Saturday, August 14, 2004

~8-14-04~ Ah, hell!!

know what sucks?! finding out you are wrong about something and having to apologize!

my whole fury yesterday, happened to be ill informed. it was actually over a fight we already had.

hubby was doing his stupid shit of taking money out of the account again and not telling me. so we had a big blow out yesterday. then he proceeds to present me with the most beautiful bracelett i've ever seen. he then tells me that he had it in layawy for a while and it was time to get out so he had to come up with the money so he wouldn't lose it. ok, now who feels like shit?!?!

"but why," i ask. his response, "cause i never gett o get you anything nice...i ws going to give it to you the morning of clay's birthday." now who even feels like more shit?!?!?!
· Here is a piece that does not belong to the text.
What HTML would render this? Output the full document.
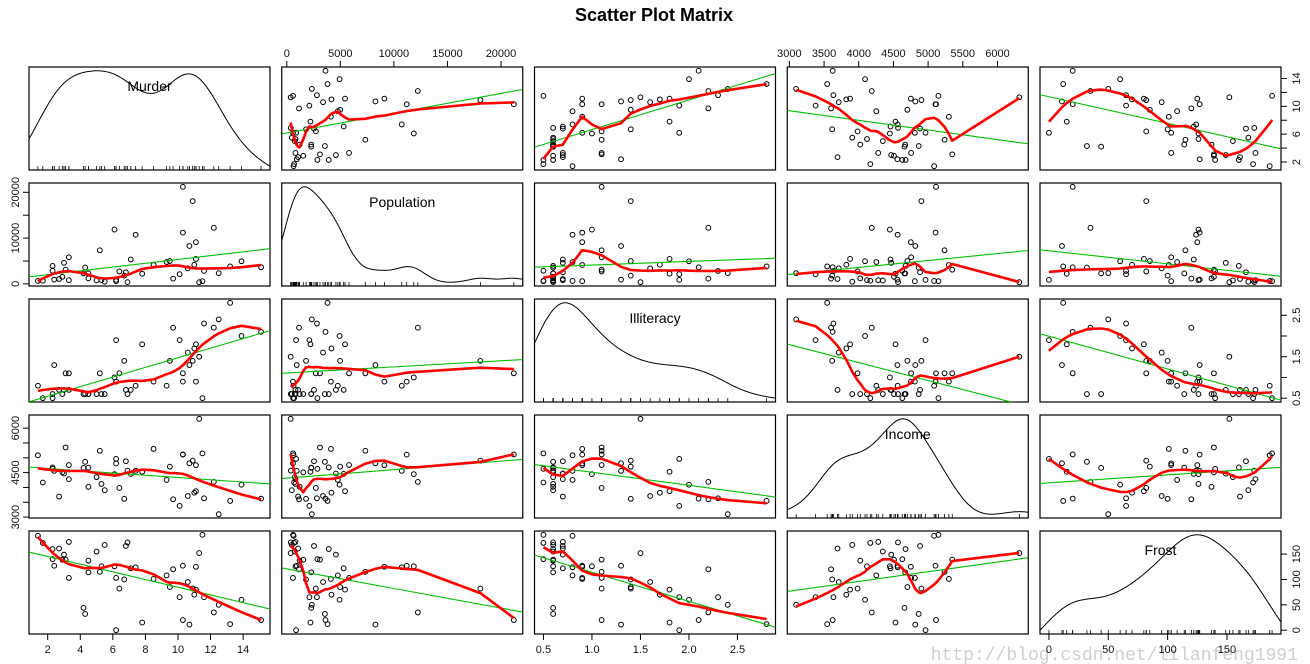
<!DOCTYPE html>
<html><head><meta charset="utf-8"><title>Scatter Plot Matrix</title>
<style>
body{margin:0;background:#fff;}
svg{display:block;font-family:"Liberation Sans",Arial,sans-serif;}
</style></head>
<body>
<svg id="chart" width="1310" height="664" viewBox="0 0 1310 664">
<text x="654" y="21" text-anchor="middle" font-size="18" font-weight="bold">Scatter Plot Matrix</text>
<text x="1298" y="660" text-anchor="end" font-size="18" fill="#cfcfcf" font-family="Liberation Mono, monospace">http://blog.csdn.net/lilanfeng1991</text>
</svg>
<script>
const varNames = ["Murder","Population","Illiteracy","Income","Frost"];
const murder = [15.1,11.3,7.8,10.1,10.3,6.8,3.1,6.2,10.7,13.9,6.2,5.3,10.3,7.1,2.3,4.5,10.6,13.2,2.7,8.5,3.3,11.1,2.3,12.5,9.3,5.0,2.9,11.5,3.3,5.2,9.7,10.9,11.1,1.4,7.4,6.4,4.2,6.1,2.4,11.6,1.7,11.0,12.2,4.5,5.5,9.5,4.3,6.7,3.0,6.9];
const population = [3615,365,2212,2110,21198,2541,3100,579,8277,4931,868,813,11197,5313,2861,2280,3387,3806,1058,4122,5814,9111,3921,2341,4767,746,1544,590,812,7333,1144,18076,5441,637,10735,2715,2284,11860,931,2816,681,4173,12237,1203,472,4981,3559,1799,4589,376];
const illiteracy = [2.1,1.5,1.8,1.9,1.1,0.7,1.1,0.9,1.3,2.0,1.9,0.6,0.9,0.7,0.5,0.6,1.6,2.8,0.7,0.9,1.1,0.9,0.6,2.4,0.8,0.6,0.6,0.5,0.7,1.1,2.2,1.4,1.8,0.8,0.8,1.1,0.6,1.0,1.3,2.3,0.5,1.7,2.2,0.6,0.6,1.4,0.6,1.4,0.7,0.6];
const income = [3624,6315,4530,3378,5114,4884,5348,4809,4815,4091,4963,4119,5107,4458,4628,4669,3712,3545,3694,5299,4755,4751,4675,3098,4254,4347,4508,5149,4281,5237,3601,4903,3875,5087,4561,3983,4660,4449,4558,3635,4167,3821,4188,4022,3907,4701,4864,3617,4468,4566];
const frost = [20,152,15,65,20,166,139,103,11,60,0,126,127,122,140,114,95,12,161,101,103,125,160,50,108,155,139,188,174,115,120,82,80,186,124,82,44,126,127,65,172,70,35,137,168,85,32,100,149,173];
const murderTicks = [2,4,6,8,10,12,14];
const murderSideLabels = [2,6,10,14];
const populationTicks = [0,5000,10000,15000,20000];
const populationSideLabels = [0,10000,20000];
const illiteracyTicks = [0.5,1.0,1.5,2.0,2.5];
const illiteracySideLabels = [0.5,1.5,2.5];
const incomeTicks = [3000,3500,4000,4500,5000,5500,6000];
const incomeSideLabels = [3000,4500,6000];
const frostTicks = [0,50,100,150];
const frostSideLabels = [0,50,100,150];

const data = [murder,population,illiteracy,income,frost];
const ticks = [murderTicks,populationTicks,illiteracyTicks,incomeTicks,frostTicks];
const sideLabels = [murderSideLabels,populationSideLabels,illiteracySideLabels,incomeSideLabels,frostSideLabels];
const fmt = [v=>String(v), v=>String(v), v=>v.toFixed(1), v=>String(v), v=>String(v)];

const svg = document.getElementById('chart');
const NS = 'http://www.w3.org/2000/svg';
const X0 = 29, Y0 = 67, PW = 241, PH = 103, SX = 252.75, SY = 116;
function mk(tag, attrs, parent){const e=document.createElementNS(NS,tag);for(const k in attrs)e.setAttribute(k,attrs[k]);(parent||svg).appendChild(e);return e;}
function range(v){const mn=Math.min(...v),mx=Math.max(...v),r=mx-mn;return [mn-0.04*r,mx+0.04*r];}
const ranges = data.map(range);
function sx(j,v){const [a,b]=ranges[j];return X0+j*SX+(v-a)/(b-a)*PW;}
function sy(i,v){const [a,b]=ranges[i];return Y0+i*SY+PH-(v-a)/(b-a)*PH;}

function solve3(A,b){
  const M=A.map((r,i)=>r.concat([b[i]]));
  for(let c=0;c<3;c++){let p=c;for(let r=c+1;r<3;r++)if(Math.abs(M[r][c])>Math.abs(M[p][c]))p=r;[M[c],M[p]]=[M[p],M[c]];
    if(Math.abs(M[c][c])<1e-14)return null;
    for(let r=0;r<3;r++){if(r===c)continue;const f=M[r][c]/M[c][c];for(let k=c;k<4;k++)M[r][k]-=f*M[c][k];}}
  return [M[0][3]/M[0][0],M[1][3]/M[1][1],M[2][3]/M[2][2]];
}
function locfit(xs,ys,rw,x0,q,sc){
  const n=xs.length;
  const d=xs.map(v=>Math.abs(v-x0)).sort((a,b)=>a-b);
  const h=Math.max(d[q-1],1e-9)*1.0000001;
  let S=[0,0,0,0,0],T=[0,0,0];
  for(let k=0;k<n;k++){const u=Math.abs(xs[k]-x0)/h;if(u>=1)continue;const w=Math.pow(1-u*u*u,3)*rw[k];if(w<=0)continue;
    const z=(xs[k]-x0)/sc;let p=1;for(let e=0;e<5;e++){S[e]+=w*p;if(e<3)T[e]+=w*p*ys[k];p*=z;}}
  const sol=solve3([[S[0],S[1],S[2]],[S[1],S[2],S[3]],[S[2],S[3],S[4]]],T);
  if(!sol)return T[0]/S[0];
  return sol[0];
}
function loess(x,y,span,iters){
  const n=x.length,q=Math.floor(span*n);
  const mn=Math.min(...x),mx=Math.max(...x),sc=(mx-mn)||1;
  let rw=new Array(n).fill(1);
  for(let it=0;it<iters;it++){
    const fit=x.map(v=>locfit(x,y,rw,v,q,sc));
    const res=y.map((v,k)=>v-fit[k]);const ar=res.map(Math.abs).sort((a,b)=>a-b);
    const m=(ar[Math.floor((n-1)/2)]+ar[Math.ceil((n-1)/2)])/2;const c=6*m;
    rw=res.map(r=>{const u=Math.abs(r)/c;return u<1?Math.pow(1-u*u,2):0;});
  }
  const gx=[...new Set(x)].sort((a,b)=>a-b);
  const gy=gx.map(v=>locfit(x,y,rw,v,q,sc));
  return {x:gx,y:gy};
}
function density(v,lo,hi){
  const n=v.length,m=v.reduce((a,b)=>a+b)/n,sd=Math.sqrt(v.reduce((a,b)=>a+(b-m)*(b-m),0)/(n-1));
  const s=v.slice().sort((a,b)=>a-b);const qf=p=>{const h=(n-1)*p,l=Math.floor(h);return s[l]+(h-l)*(s[Math.min(l+1,n-1)]-s[l]);};
  const iqr=qf(0.75)-qf(0.25); const bw=0.9*Math.min(sd,iqr/1.34)*Math.pow(n,-0.2);
  const xs=[],ys=[];for(let k=0;k<=200;k++){const x=lo+(hi-lo)*k/200;let d=0;for(const t of v){const z=(x-t)/bw;d+=Math.exp(-z*z/2);}xs.push(x);ys.push(d/(n*bw*Math.sqrt(2*Math.PI)));}
  return {x:xs,y:ys};
}

for(let i=0;i<5;i++){
  for(let j=0;j<5;j++){
    const px=X0+j*SX, py=Y0+i*SY;
    const g=mk('g',{});
    
    
    const fr=mk('rect',{x:px,y:py,width:PW,height:PH,fill:'none',stroke:'#000','stroke-width':1.2},g);
    
    
    if(i===j){
      const [lo,hi]=ranges[j]; const d=density(data[j],lo,hi);
      const ymn=Math.min(...d.y), ymx=Math.max(...d.y), yr=ymx-ymn, a=ymn-0.04*yr, b=ymx+0.04*yr;
      const pts=d.x.map((x,k)=>(px+(x-lo)/(hi-lo)*PW).toFixed(1)+','+(py+PH-(d.y[k]-a)/(b-a)*PH).toFixed(1)).join(' ');
      const pl=mk('polyline',{points:pts,fill:'none',stroke:'#000','stroke-width':1},g);
      
      
      for(const v of data[j]){const x=sx(j,v);const r=mk('line',{x1:x,x2:x,y1:py+PH,y2:py+PH-4,stroke:'#000','stroke-width':0.8},g);
        
        }
      const t=mk('text',{x:px+PW/2,y:py+24,'text-anchor':'middle','font-size':14},g);t.textContent=varNames[j];
      
      
    } else {
      const xv=data[j], yv=data[i], n=xv.length;
      const mx=xv.reduce((a,b)=>a+b)/n,my=yv.reduce((a,b)=>a+b)/n;
      let sxy=0,sxx=0;for(let k=0;k<n;k++){sxy+=(xv[k]-mx)*(yv[k]-my);sxx+=(xv[k]-mx)**2;}
      const b=sxy/sxx,a=my-b*mx; const [lo,hi]=ranges[j];
      const cp=mk('clipPath',{id:'c'+i+j},g); mk('rect',{x:px,y:py,width:PW,height:PH},cp);
      for(let k=0;k<n;k++){const c=mk('circle',{cx:sx(j,xv[k]),cy:sy(i,yv[k]),r:2.4,fill:'none',stroke:'#000','stroke-width':1},g);
        
        }
      const gl=mk('line',{x1:sx(j,lo),y1:sy(i,a+b*lo),x2:sx(j,hi),y2:sy(i,a+b*hi),stroke:'#00c000','stroke-width':1.1,'clip-path':'url(#c'+i+j+')'},g);
      
      
      const L=loess(xv,yv,0.5,4);
      const rl=mk('polyline',{points:L.x.map((x,k)=>sx(j,x).toFixed(1)+','+sy(i,L.y[k]).toFixed(1)).join(' '),fill:'none',stroke:'#ff0000','stroke-width':2.6,'stroke-linejoin':'round','clip-path':'url(#c'+i+j+')'},g);
      
      
    }
  }
}
for(let j=0;j<5;j++){
  const bottom=(j%2===0); const yb=bottom?Y0+4*SY+PH:Y0;
  const g=mk('g',{});
  
  
  for(const t of ticks[j]){const x=sx(j,t);
    mk('line',{x1:x,x2:x,y1:yb,y2:bottom?yb+6:yb-6,stroke:'#000'},g);
    const tx=mk('text',{x:x,y:bottom?yb+19:yb-10,'text-anchor':'middle','font-size':11,fill:'#111'},g);tx.textContent=fmt[j](t);
    
    }
}
for(let i=0;i<5;i++){
  const right=(i%2===0); const xb=right?X0+4*SX+PW:X0;
  const g=mk('g',{});
  
  
  for(const t of ticks[i]){const y=sy(i,t);
    mk('line',{x1:xb,x2:right?xb+6:xb-6,y1:y,y2:y,stroke:'#000'},g);}
  for(const t of sideLabels[i]){const y=sy(i,t);const x=right?xb+19:xb-10;
    const tx=mk('text',{x:x,y:y,'text-anchor':'middle','font-size':11,fill:'#111',transform:'rotate(-90 '+x+' '+y+')'},g);tx.textContent=fmt[i](t);
    
    }
}
</script>
</body></html>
so in my feeling like shit period i am still pissed off about them money and being overdrawn in our account!! so i give him a check to deposit and tell him to only get out $20 cause the rest has to cover the overdraft charges. so last night i check my account online and it shows a pending withdraw of $120. so i call him and flip out. well here, it was some previous transaction, which i don't know why it wasn't processed yet, cause what i just gave him earlier that day was already processed. so in fact everything was fine with the account.

so now here is another dilemma. although the bracelet is breath-takingly beautiful. i don't go anywhere to wear an expensive diamond tennis bracelet! i was already thinking of going back and putting a ring i like in layaway at walmart for christmas. and hell for the cost of that bracelet i could probably get at least 2 rings!!!!! HERE is my problem. i have this "problem" of always making him take back the gifts that he gets me. i mean they are great gifs, but usually at the time we need the money more, i just will not get the use out of it to justify spending the money. so i feel very awkward about telling him i'd like to take the bracelet back and maybe get a ring. what do you all think??? my friend said to just shut up and keep the bracelet, its the thought that counts. which i can see, but i will never wear it! maybe on a holiday, if i happen to dress for a black tie event!!!! i know we could start going to nice places, but hello!!! even if we do that i would only wear the thing a couple times a year! a ring i would wear everyday!!!!

i don't know! it is BEAUTIFUL!!!! i must have stared at it for a half hour last night. i'll go take a picture of it in a second for you all to see. it's so pretty!

i just don't want to hurt his feelings. most of the time he has such great intentions, and i feel as if i constantly ruin it with "reality" or "practicality". so guys, PLEASE, let me know what you all think. thanks!!